### INSTRUCTION
Begin with the first line of the material and copy each line word for word through the line that contains "11686, 11862, 12040]"; the pictures are left out.

### GIVEN INFORMATION
====

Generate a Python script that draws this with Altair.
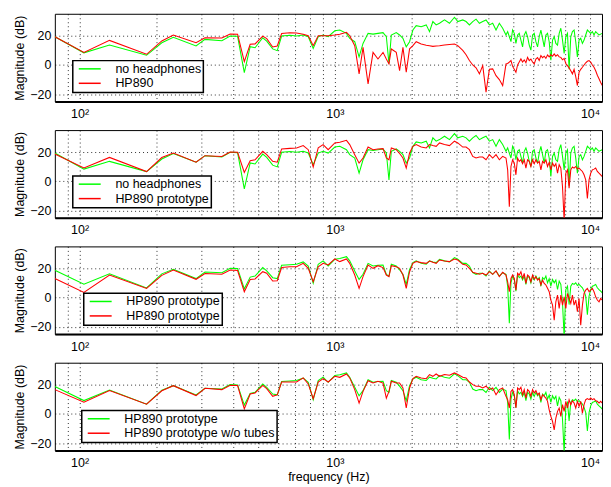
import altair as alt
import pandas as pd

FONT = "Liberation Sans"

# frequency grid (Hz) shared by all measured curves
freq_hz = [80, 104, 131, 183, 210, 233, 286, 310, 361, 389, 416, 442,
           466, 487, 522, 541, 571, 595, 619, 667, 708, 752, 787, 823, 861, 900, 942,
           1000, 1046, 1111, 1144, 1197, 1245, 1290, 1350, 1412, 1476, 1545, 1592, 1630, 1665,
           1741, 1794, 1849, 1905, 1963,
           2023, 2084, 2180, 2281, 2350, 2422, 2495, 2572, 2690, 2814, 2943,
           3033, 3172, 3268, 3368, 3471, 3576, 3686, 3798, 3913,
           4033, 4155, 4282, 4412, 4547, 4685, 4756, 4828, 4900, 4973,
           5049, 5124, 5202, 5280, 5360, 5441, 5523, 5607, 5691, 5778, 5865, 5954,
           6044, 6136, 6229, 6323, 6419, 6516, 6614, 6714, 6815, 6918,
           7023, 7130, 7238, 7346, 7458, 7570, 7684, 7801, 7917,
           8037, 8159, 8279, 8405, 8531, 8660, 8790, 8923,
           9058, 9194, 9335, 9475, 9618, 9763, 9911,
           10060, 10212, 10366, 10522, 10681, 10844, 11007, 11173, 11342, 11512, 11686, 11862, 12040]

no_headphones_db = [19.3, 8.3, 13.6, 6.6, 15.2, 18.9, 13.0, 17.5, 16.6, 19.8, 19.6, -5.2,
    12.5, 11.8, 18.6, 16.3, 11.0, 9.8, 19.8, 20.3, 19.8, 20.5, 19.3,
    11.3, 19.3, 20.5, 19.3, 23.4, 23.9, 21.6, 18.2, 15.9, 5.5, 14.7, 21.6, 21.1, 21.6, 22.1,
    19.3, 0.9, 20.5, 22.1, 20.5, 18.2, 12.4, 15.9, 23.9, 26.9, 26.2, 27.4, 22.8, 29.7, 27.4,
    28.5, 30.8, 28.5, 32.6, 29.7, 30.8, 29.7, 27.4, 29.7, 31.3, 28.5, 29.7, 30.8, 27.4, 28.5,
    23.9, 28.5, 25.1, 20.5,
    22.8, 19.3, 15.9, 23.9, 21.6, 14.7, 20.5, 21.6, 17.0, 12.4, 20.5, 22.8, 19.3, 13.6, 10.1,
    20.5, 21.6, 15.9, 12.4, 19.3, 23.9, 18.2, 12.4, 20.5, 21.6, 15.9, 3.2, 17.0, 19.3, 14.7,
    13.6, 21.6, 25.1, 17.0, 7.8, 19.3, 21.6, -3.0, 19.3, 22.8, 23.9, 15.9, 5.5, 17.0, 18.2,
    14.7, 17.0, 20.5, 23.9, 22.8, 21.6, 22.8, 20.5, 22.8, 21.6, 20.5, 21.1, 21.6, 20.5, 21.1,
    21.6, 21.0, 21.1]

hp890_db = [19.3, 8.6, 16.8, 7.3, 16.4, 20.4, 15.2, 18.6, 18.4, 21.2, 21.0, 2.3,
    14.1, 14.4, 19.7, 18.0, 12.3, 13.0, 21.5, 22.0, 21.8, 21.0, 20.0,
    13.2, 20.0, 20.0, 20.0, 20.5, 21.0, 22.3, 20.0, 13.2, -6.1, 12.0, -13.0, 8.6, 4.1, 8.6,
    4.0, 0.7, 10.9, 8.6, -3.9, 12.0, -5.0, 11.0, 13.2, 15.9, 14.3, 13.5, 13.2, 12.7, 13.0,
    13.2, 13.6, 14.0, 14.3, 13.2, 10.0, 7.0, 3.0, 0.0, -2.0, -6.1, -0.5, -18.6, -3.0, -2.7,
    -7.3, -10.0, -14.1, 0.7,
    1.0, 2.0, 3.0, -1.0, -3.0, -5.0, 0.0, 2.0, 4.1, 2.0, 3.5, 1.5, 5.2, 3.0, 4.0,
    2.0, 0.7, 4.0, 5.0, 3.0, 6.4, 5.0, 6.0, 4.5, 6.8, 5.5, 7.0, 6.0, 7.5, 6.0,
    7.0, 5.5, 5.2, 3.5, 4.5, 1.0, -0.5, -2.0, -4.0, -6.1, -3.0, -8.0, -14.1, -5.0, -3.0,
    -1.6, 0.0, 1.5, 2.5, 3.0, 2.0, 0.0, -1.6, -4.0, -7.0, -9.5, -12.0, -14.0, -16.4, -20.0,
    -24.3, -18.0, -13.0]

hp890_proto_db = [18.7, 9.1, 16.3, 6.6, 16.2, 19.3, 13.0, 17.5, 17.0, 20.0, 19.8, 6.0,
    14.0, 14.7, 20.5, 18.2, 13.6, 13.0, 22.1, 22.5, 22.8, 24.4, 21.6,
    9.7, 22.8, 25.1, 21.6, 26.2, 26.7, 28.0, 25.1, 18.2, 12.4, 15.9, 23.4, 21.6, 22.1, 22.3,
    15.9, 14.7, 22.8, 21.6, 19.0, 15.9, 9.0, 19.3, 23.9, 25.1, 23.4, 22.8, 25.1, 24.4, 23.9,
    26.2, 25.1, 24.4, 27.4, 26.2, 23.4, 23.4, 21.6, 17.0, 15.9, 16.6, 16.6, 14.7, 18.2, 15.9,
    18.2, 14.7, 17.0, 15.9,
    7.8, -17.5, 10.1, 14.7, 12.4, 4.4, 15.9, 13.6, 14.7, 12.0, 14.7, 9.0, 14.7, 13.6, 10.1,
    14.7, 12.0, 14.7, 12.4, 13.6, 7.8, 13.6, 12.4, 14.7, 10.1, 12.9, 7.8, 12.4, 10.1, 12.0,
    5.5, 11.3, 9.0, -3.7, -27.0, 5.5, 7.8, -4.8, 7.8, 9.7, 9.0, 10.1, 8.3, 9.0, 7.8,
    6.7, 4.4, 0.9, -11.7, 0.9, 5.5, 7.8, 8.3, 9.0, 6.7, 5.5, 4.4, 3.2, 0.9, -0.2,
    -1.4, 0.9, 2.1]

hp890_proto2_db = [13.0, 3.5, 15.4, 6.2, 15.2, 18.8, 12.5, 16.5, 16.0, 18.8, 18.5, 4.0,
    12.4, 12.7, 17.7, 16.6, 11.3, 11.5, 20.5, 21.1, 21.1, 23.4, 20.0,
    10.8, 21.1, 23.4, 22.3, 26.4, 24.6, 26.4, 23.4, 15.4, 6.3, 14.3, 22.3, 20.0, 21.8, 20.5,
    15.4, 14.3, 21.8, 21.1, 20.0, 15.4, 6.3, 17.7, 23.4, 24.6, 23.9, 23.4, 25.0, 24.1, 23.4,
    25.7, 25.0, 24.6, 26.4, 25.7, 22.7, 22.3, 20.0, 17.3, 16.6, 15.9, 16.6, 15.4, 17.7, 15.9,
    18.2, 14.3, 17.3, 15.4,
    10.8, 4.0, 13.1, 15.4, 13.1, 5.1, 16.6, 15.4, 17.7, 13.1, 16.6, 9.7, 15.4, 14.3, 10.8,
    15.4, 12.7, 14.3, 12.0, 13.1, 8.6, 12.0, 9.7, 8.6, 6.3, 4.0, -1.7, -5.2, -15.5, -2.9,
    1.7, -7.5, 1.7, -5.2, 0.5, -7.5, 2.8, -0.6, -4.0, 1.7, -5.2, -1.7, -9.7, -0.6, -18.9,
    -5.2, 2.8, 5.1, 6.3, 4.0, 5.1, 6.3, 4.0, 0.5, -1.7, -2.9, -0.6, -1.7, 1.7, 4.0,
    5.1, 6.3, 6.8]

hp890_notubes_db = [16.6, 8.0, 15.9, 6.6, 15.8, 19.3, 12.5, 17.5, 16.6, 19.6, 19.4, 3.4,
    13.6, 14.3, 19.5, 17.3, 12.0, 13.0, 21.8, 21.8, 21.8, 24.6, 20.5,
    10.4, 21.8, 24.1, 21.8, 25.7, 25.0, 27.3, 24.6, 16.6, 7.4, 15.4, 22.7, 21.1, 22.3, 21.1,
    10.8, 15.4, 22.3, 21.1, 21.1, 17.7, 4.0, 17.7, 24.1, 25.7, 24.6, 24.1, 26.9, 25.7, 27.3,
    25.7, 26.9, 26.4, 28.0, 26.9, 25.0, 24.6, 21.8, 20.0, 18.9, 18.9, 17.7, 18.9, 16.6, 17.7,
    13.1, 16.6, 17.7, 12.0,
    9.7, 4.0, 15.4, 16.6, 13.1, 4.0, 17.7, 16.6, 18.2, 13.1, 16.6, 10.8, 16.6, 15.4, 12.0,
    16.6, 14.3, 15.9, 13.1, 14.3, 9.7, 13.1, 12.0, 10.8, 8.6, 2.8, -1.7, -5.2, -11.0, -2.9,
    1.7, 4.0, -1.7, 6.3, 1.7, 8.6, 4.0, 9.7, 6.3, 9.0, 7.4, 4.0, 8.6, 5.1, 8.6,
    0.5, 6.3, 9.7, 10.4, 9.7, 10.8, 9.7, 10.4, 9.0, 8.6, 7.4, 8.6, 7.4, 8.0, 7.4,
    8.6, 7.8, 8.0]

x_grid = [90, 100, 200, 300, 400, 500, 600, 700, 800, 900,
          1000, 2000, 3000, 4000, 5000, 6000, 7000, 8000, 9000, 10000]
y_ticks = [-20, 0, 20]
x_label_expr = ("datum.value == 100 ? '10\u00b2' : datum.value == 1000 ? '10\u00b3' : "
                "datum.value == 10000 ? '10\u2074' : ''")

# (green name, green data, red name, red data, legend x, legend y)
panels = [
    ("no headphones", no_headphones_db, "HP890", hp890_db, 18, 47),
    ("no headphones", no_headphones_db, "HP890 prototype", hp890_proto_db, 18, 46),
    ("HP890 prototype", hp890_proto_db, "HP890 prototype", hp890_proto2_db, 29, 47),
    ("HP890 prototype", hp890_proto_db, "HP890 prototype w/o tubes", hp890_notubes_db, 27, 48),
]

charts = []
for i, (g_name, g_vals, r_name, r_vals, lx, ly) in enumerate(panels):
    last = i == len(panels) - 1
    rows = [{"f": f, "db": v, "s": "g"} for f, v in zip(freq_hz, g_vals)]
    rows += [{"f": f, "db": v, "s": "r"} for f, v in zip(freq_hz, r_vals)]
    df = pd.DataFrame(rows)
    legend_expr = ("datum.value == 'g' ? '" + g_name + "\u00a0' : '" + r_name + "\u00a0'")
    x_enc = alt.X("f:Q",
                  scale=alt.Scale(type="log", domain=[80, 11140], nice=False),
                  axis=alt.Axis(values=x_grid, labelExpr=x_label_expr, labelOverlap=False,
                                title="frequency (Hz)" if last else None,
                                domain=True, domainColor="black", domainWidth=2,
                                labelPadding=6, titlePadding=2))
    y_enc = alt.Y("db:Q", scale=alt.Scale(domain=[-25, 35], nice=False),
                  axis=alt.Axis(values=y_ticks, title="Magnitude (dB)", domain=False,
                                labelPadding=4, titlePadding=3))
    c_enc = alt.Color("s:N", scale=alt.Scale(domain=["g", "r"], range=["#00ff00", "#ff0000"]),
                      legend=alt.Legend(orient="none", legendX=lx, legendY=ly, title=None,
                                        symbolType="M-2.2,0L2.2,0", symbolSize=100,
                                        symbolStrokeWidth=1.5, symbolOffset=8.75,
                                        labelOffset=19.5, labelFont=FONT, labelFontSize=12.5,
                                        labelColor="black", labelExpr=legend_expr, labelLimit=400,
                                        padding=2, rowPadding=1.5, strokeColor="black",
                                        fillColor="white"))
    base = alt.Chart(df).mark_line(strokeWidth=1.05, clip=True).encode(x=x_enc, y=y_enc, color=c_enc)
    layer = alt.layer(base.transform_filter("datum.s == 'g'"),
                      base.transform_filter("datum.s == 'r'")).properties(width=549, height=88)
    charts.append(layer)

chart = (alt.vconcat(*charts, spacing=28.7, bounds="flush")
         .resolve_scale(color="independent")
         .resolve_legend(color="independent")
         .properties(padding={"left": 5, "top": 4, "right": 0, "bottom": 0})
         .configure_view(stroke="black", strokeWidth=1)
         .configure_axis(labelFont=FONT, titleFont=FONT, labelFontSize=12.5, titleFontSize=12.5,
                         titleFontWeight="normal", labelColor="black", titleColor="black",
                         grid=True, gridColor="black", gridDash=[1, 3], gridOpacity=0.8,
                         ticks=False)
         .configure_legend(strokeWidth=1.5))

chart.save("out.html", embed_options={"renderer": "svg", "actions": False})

====

### TASK OUTPUT
Generate a Python script that draws this with Altair.
import altair as alt
import pandas as pd

FONT = "Liberation Sans"

# frequency grid (Hz) shared by all measured curves
freq_hz = [80, 104, 131, 183, 210, 233, 286, 310, 361, 389, 416, 442,
           466, 487, 522, 541, 571, 595, 619, 667, 708, 752, 787, 823, 861, 900, 942,
           1000, 1046, 1111, 1144, 1197, 1245, 1290, 1350, 1412, 1476, 1545, 1592, 1630, 1665,
           1741, 1794, 1849, 1905, 1963,
           2023, 2084, 2180, 2281, 2350, 2422, 2495, 2572, 2690, 2814, 2943,
           3033, 3172, 3268, 3368, 3471, 3576, 3686, 3798, 3913,
           4033, 4155, 4282, 4412, 4547, 4685, 4756, 4828, 4900, 4973,
           5049, 5124, 5202, 5280, 5360, 5441, 5523, 5607, 5691, 5778, 5865, 5954,
           6044, 6136, 6229, 6323, 6419, 6516, 6614, 6714, 6815, 6918,
           7023, 7130, 7238, 7346, 7458, 7570, 7684, 7801, 7917,
           8037, 8159, 8279, 8405, 8531, 8660, 8790, 8923,
           9058, 9194, 9335, 9475, 9618, 9763, 9911,
           10060, 10212, 10366, 10522, 10681, 10844, 11007, 11173, 11342, 11512, 11686, 11862, 12040]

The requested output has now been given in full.